Business ROI in these programs usually comes from faster entity onboarding, reduced manual reconciliation, improved reporting consistency, lower support complexity, stronger compliance posture, and better visibility into working capital and operating performance. The value case should be framed in business terms rather than software features. For many partners and enterprise teams, a repeatable rollout model also creates strategic leverage: each additional entity becomes less disruptive and more predictable.

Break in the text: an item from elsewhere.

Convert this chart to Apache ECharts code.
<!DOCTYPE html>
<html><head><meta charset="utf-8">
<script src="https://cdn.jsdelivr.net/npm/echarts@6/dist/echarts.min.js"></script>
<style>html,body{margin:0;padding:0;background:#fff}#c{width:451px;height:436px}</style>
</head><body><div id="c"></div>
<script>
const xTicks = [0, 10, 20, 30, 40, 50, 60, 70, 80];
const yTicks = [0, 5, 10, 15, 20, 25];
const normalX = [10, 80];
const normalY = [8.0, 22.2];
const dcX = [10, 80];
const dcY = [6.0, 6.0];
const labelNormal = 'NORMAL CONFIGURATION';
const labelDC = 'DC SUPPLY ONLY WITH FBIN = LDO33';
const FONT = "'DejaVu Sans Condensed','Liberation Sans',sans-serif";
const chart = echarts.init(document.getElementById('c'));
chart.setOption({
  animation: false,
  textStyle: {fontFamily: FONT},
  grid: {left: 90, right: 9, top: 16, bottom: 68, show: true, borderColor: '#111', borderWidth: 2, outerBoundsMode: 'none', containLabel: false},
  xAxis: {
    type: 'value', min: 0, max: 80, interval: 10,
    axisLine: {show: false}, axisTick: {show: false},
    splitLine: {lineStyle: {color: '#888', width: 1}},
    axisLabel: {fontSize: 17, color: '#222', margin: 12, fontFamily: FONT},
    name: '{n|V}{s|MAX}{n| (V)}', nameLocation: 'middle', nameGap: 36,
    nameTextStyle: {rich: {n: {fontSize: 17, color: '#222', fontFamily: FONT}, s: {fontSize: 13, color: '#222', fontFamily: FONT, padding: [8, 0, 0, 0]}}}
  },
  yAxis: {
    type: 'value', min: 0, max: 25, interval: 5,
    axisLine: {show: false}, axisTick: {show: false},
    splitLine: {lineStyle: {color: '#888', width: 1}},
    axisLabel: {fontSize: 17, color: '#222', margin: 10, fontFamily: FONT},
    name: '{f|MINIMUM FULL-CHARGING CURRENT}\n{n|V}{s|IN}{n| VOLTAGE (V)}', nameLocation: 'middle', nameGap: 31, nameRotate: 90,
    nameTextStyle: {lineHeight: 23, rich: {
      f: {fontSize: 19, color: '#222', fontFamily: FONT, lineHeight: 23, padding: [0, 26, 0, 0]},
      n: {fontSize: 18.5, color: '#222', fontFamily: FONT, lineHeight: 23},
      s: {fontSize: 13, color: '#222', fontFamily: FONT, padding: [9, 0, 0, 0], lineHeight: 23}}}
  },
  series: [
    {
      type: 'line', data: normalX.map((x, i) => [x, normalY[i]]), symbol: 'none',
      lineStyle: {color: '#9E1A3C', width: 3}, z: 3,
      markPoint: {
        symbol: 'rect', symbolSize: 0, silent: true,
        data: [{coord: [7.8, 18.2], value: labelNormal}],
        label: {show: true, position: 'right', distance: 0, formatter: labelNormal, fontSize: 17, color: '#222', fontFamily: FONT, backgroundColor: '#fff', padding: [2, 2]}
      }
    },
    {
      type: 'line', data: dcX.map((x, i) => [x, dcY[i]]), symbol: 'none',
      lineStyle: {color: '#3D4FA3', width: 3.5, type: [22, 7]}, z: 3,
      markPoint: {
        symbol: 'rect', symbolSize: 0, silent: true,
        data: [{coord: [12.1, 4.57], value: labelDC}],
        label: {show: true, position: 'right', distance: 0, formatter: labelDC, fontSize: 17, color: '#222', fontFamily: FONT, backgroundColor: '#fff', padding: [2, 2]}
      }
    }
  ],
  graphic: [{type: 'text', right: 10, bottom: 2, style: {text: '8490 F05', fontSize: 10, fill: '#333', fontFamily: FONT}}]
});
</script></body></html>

This is where a partner-first model can matter. SysGenPro can add value when organizations or ERP partners need white-label ERP platform support and managed cloud services aligned to governance, scalability, and operational continuity. The practical advantage is not promotion of a generic hosting stack; it is enabling implementation teams to focus on business design while platform operations, observability, and controlled deployment practices are handled with enterprise discipline.
Executive Conclusion
SaaS ERP rollout controls for mergers, new entities, and reporting alignment should be designed as a repeatable business capability, not a one-time project artifact. In Odoo, the strongest outcomes come from combining multi-company architecture, disciplined data governance, API-first integration, conservative customization, rigorous testing, and executive decision rights. The objective is not to force every entity into identical operations. It is to create a governed platform where local execution can vary within clear financial, security, and reporting boundaries.

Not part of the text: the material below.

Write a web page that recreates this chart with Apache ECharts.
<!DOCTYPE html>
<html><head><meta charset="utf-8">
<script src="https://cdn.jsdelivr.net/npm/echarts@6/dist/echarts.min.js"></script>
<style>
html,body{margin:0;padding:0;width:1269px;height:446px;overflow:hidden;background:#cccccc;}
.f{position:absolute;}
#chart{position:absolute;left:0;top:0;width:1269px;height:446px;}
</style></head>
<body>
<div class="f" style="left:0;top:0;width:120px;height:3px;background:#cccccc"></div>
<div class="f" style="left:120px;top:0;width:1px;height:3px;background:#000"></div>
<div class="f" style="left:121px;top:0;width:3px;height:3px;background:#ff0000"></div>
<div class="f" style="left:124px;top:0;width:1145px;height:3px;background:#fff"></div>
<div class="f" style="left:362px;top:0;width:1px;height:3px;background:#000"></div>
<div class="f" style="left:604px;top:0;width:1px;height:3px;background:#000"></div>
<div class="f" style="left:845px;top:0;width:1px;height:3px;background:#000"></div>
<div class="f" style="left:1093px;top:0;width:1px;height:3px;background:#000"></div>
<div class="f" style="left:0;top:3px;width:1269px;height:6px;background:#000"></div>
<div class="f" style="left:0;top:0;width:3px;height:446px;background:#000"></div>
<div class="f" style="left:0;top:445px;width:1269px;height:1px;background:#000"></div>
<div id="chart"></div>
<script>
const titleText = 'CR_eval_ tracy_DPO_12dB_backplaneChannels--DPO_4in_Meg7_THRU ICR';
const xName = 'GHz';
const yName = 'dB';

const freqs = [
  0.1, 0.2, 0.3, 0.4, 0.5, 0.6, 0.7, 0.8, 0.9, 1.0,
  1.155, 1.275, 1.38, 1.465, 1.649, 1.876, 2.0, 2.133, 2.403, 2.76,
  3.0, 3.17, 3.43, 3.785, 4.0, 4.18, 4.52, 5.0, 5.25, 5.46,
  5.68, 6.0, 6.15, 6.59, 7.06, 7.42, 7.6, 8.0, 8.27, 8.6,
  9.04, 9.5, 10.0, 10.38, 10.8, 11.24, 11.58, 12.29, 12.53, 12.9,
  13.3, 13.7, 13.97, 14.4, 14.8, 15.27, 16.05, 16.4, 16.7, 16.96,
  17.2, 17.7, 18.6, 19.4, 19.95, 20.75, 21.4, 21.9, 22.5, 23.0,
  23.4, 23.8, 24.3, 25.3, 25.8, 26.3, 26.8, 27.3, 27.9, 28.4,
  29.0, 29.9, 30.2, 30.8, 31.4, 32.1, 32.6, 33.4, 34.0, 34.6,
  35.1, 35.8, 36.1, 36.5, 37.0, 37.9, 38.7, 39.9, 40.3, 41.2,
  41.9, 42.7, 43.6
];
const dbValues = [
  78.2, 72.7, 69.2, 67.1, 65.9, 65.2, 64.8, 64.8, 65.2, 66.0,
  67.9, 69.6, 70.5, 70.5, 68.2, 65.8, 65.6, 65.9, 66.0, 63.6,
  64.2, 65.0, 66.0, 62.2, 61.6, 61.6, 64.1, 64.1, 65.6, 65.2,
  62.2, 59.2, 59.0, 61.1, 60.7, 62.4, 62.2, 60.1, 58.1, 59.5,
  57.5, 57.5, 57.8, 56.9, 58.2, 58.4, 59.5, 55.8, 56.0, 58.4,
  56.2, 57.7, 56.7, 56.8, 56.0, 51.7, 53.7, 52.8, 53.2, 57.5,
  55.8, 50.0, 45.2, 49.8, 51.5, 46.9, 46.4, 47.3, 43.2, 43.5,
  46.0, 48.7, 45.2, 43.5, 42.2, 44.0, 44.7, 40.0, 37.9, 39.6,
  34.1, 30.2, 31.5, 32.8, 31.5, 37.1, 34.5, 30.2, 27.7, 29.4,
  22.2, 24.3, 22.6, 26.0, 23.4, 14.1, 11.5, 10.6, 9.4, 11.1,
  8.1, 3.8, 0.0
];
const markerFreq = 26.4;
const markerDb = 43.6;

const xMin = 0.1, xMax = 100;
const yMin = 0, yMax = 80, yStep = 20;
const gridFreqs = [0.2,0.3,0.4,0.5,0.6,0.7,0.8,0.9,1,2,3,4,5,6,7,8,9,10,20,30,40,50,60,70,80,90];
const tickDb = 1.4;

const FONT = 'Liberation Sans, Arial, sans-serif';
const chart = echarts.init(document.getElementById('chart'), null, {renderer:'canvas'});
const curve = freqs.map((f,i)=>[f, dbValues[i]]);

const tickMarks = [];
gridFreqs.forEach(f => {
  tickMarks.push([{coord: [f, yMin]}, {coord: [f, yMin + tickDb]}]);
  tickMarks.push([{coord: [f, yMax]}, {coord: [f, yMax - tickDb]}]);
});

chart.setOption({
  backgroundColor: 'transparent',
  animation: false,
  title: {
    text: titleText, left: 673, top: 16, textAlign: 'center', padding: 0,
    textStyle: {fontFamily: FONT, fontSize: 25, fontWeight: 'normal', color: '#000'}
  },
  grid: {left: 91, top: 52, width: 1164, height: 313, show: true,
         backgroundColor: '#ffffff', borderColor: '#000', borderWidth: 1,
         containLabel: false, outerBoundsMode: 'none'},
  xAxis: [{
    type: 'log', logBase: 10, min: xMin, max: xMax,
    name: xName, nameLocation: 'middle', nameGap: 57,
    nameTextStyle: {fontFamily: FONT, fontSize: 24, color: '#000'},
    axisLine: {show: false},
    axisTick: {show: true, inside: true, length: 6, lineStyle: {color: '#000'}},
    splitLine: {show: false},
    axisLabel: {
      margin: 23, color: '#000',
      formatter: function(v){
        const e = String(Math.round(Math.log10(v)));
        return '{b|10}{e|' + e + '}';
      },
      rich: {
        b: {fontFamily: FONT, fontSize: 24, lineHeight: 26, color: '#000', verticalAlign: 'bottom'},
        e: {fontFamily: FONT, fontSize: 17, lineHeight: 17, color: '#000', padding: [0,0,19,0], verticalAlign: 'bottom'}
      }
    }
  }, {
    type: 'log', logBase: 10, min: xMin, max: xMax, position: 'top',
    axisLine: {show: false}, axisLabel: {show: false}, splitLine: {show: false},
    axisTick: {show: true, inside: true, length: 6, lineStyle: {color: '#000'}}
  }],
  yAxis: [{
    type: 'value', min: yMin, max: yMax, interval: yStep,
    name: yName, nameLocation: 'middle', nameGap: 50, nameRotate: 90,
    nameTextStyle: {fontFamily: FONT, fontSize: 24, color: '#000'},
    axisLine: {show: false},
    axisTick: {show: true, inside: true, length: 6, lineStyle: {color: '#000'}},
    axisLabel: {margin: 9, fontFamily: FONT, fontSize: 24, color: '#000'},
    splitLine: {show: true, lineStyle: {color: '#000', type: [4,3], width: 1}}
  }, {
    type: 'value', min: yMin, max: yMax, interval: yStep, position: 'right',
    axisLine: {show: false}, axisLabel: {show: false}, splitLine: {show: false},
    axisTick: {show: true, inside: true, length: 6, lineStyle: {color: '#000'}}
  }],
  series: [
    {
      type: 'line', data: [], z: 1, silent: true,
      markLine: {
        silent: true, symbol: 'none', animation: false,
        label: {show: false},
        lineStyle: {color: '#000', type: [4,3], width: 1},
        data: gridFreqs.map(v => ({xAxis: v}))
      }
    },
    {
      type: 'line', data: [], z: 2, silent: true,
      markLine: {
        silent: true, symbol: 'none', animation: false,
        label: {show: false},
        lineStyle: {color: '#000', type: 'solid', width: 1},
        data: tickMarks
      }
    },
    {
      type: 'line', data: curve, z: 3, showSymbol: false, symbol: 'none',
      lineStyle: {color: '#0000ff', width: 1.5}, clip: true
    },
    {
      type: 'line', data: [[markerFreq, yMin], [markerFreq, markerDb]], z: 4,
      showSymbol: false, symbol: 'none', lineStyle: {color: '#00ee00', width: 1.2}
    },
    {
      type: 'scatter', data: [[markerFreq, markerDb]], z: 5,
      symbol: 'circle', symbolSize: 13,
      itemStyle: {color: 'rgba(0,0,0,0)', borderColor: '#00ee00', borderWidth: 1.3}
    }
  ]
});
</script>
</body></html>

For CIOs, CTOs, ERP partners, consultants, architects, and transformation leaders, the recommendation is clear: establish the control model before scaling the rollout. Approve the target operating principles, define the entity onboarding template, govern master data and reporting dimensions centrally, and sequence integrations and automation based on business risk. Organizations that do this well are better positioned to absorb acquisitions, launch new entities faster, and produce management reporting that executives can trust.